>>

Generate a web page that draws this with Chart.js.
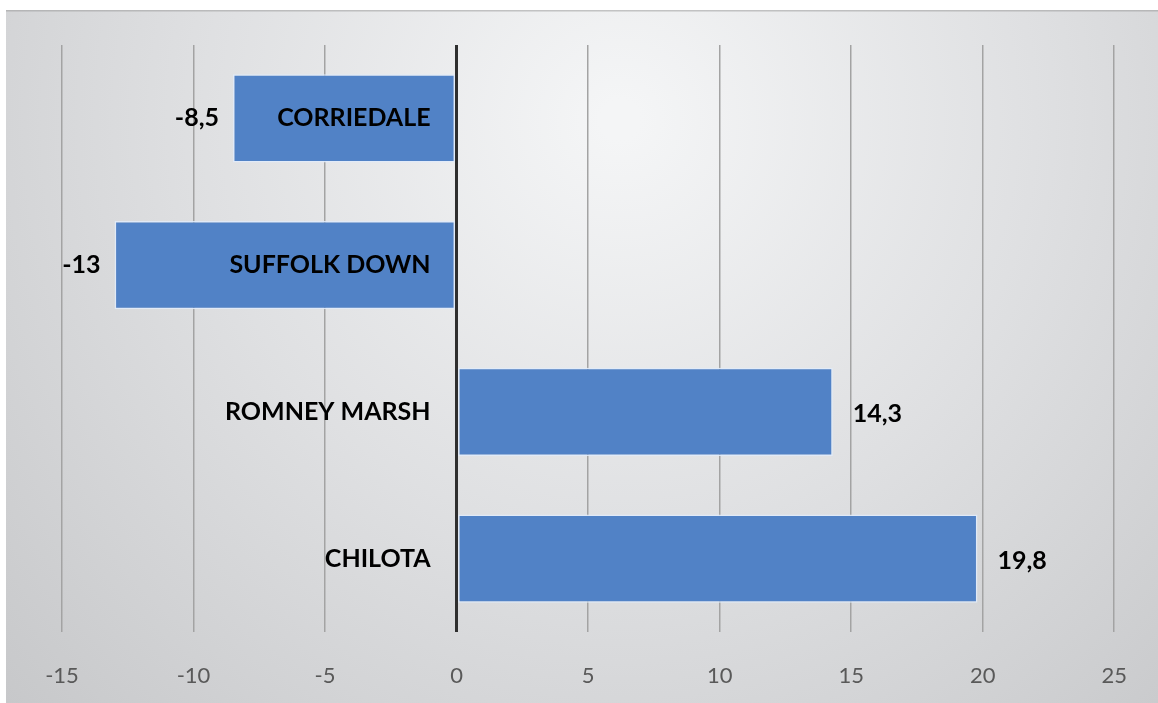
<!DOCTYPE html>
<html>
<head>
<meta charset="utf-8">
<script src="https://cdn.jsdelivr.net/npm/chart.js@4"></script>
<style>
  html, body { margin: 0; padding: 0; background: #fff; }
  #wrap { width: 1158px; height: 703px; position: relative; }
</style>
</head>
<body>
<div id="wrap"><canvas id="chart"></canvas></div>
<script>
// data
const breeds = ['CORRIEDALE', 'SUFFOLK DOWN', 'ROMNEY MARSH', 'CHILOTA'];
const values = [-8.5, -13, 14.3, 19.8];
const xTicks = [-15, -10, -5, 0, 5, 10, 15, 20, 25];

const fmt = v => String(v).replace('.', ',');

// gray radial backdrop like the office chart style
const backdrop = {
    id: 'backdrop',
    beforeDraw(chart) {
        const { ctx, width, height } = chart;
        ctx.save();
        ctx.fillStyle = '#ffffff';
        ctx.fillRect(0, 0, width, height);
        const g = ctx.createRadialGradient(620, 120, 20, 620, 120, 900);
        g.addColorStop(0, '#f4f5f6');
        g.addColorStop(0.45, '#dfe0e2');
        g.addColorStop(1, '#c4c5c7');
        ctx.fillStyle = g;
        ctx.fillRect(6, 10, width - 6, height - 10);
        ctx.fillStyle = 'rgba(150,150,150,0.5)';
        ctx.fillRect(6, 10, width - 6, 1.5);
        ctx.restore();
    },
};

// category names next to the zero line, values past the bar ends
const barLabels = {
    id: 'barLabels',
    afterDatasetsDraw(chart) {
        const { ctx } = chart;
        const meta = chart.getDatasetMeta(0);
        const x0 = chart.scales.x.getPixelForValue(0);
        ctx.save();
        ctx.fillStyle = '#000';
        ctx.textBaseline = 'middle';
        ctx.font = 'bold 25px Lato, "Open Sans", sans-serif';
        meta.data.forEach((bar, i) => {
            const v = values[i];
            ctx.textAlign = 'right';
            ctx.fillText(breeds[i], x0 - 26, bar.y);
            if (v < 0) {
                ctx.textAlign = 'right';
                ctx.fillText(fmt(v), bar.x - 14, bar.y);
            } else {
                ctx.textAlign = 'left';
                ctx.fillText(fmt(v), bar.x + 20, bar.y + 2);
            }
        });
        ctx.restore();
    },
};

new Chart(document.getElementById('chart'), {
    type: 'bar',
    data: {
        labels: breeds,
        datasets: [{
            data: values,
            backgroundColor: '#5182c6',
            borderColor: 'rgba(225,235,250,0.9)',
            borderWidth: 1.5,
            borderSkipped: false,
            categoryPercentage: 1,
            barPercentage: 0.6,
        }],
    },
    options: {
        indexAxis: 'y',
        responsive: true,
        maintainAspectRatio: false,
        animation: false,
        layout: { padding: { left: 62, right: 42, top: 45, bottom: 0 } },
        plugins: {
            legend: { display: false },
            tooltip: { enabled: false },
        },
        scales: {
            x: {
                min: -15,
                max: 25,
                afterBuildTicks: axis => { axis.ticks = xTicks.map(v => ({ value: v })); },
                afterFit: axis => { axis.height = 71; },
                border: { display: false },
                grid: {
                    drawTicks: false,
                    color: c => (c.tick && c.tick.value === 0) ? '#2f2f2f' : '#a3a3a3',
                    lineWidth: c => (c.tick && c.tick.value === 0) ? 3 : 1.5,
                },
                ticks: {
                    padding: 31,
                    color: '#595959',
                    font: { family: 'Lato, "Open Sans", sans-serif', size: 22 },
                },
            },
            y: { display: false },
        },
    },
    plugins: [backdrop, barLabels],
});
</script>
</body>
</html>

<<

■ DIRECTIVE
Repeat the listing in full and exactly. Do not include any images.

■ THE OUTPUT
Generate a web page that draws this with Chart.js.
<!DOCTYPE html>
<html>
<head>
<meta charset="utf-8">
<script src="https://cdn.jsdelivr.net/npm/chart.js@4"></script>
<style>
  html, body { margin: 0; padding: 0; background: #fff; }
  #wrap { width: 1158px; height: 703px; position: relative; }
</style>
</head>
<body>
<div id="wrap"><canvas id="chart"></canvas></div>
<script>
// data
const breeds = ['CORRIEDALE', 'SUFFOLK DOWN', 'ROMNEY MARSH', 'CHILOTA'];
const values = [-8.5, -13, 14.3, 19.8];
const xTicks = [-15, -10, -5, 0, 5, 10, 15, 20, 25];

const fmt = v => String(v).replace('.', ',');

// gray radial backdrop like the office chart style
const backdrop = {
    id: 'backdrop',
    beforeDraw(chart) {
        const { ctx, width, height } = chart;
        ctx.save();
        ctx.fillStyle = '#ffffff';
        ctx.fillRect(0, 0, width, height);
        const g = ctx.createRadialGradient(620, 120, 20, 620, 120, 900);
        g.addColorStop(0, '#f4f5f6');
        g.addColorStop(0.45, '#dfe0e2');
        g.addColorStop(1, '#c4c5c7');
        ctx.fillStyle = g;
        ctx.fillRect(6, 10, width - 6, height - 10);
        ctx.fillStyle = 'rgba(150,150,150,0.5)';
        ctx.fillRect(6, 10, width - 6, 1.5);
        ctx.restore();
    },
};

// category names next to the zero line, values past the bar ends
const barLabels = {
    id: 'barLabels',
    afterDatasetsDraw(chart) {
        const { ctx } = chart;
        const meta = chart.getDatasetMeta(0);
        const x0 = chart.scales.x.getPixelForValue(0);
        ctx.save();
        ctx.fillStyle = '#000';
        ctx.textBaseline = 'middle';
        ctx.font = 'bold 25px Lato, "Open Sans", sans-serif';
        meta.data.forEach((bar, i) => {
            const v = values[i];
            ctx.textAlign = 'right';
            ctx.fillText(breeds[i], x0 - 26, bar.y);
            if (v < 0) {
                ctx.textAlign = 'right';
                ctx.fillText(fmt(v), bar.x - 14, bar.y);
            } else {
                ctx.textAlign = 'left';
                ctx.fillText(fmt(v), bar.x + 20, bar.y + 2);
            }
        });
        ctx.restore();
    },
};

new Chart(document.getElementById('chart'), {
    type: 'bar',
    data: {
        labels: breeds,
        datasets: [{
            data: values,
            backgroundColor: '#5182c6',
            borderColor: 'rgba(225,235,250,0.9)',
            borderWidth: 1.5,
            borderSkipped: false,
            categoryPercentage: 1,
            barPercentage: 0.6,
        }],
    },
    options: {
        indexAxis: 'y',
        responsive: true,
        maintainAspectRatio: false,
        animation: false,
        layout: { padding: { left: 62, right: 42, top: 45, bottom: 0 } },
        plugins: {
            legend: { display: false },
            tooltip: { enabled: false },
        },
        scales: {
            x: {
                min: -15,
                max: 25,
                afterBuildTicks: axis => { axis.ticks = xTicks.map(v => ({ value: v })); },
                afterFit: axis => { axis.height = 71; },
                border: { display: false },
                grid: {
                    drawTicks: false,
                    color: c => (c.tick && c.tick.value === 0) ? '#2f2f2f' : '#a3a3a3',
                    lineWidth: c => (c.tick && c.tick.value === 0) ? 3 : 1.5,
                },
                ticks: {
                    padding: 31,
                    color: '#595959',
                    font: { family: 'Lato, "Open Sans", sans-serif', size: 22 },
                },
            },
            y: { display: false },
        },
    },
    plugins: [backdrop, barLabels],
});
</script>
</body>
</html>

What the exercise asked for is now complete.